A low-cost and Li-rich organic coating on a Li4Ti5O12 anode material enabling Li-ion battery cycling at subzero temperatures

Abstract

In this paper, we report the surface modification of the Li₄Ti₅O₁₂ (LTO) anode material with a freshly prepared Li-rich PTCLi₄ organic molecule using a spray-dryer technique. In addition, burning the resulting powder yielded an electrode material with a few-nanometer-thick carbon coating. For comparison, carbon-coated LTO powder was prepared with graphene oxide (GO) using the same protocol. Organic molecules were first characterized using FTIR, XPS, TGA, XRD, and SEM methods. PTCLi₄-coated LTO powders were observed via SEM and the corresponding EDX mapping as well as micro-Raman and XPS spectroscopic analyses confirmed the efficient surface coverage of the anode material. After the burning, a graphitic-like carbon coating with an I_D/I_G of approximately 0.76 and a thickness of a few nanometers was confirmed by TEM observations.
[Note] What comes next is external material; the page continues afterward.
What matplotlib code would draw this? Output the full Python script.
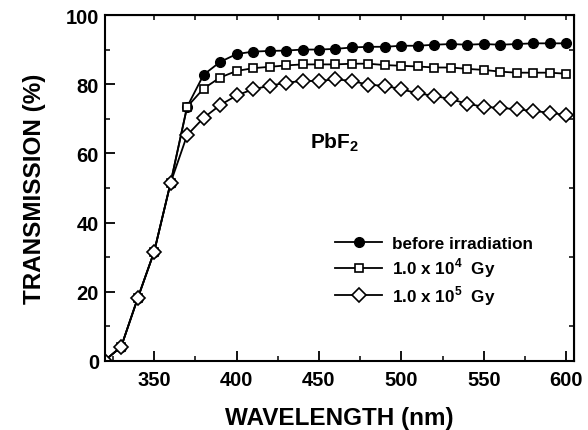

Thermogravimetric analyses revealed that the content of carbon varied from 0.3 to 1.5 wt%, depending on the reaction conditions and material used (i.e., PTCLi₄ or GO). Interestingly, electrochemical cycling at 25 °C of PTCLi₄-coated LTO electrodes gave rise to superior performance compared to that of the pristine electrode, especially at high C-rates, and carbon-coated electrodes showed intermediate performance. Most importantly, the good cyclability of PTCLi₄-coated LTO electrodes was observed with a specific capacity of 145 mA h g⁻¹ after 100 cycles at a C/2 rate with an average coulombic efficiency of 100%. XPS analyses performed on aged electrodes revealed a low degradation of the electrolyte with a lower concentration of LiF on the surface of the PTCLi₄-coated LTO electrodes. Finally, the cycling of LTO electrodes demonstrated the potential of using the PTCLi₄ coating to increase the Li-ion transfer at the electrode–electrolyte interface at subzero temperatures. In fact, the PTCLi₄-coated LTO electrode delivered almost the same specific capacity at a C/2 rate when cycled at –20 °C as the pristine electrode cycled at 25 °C.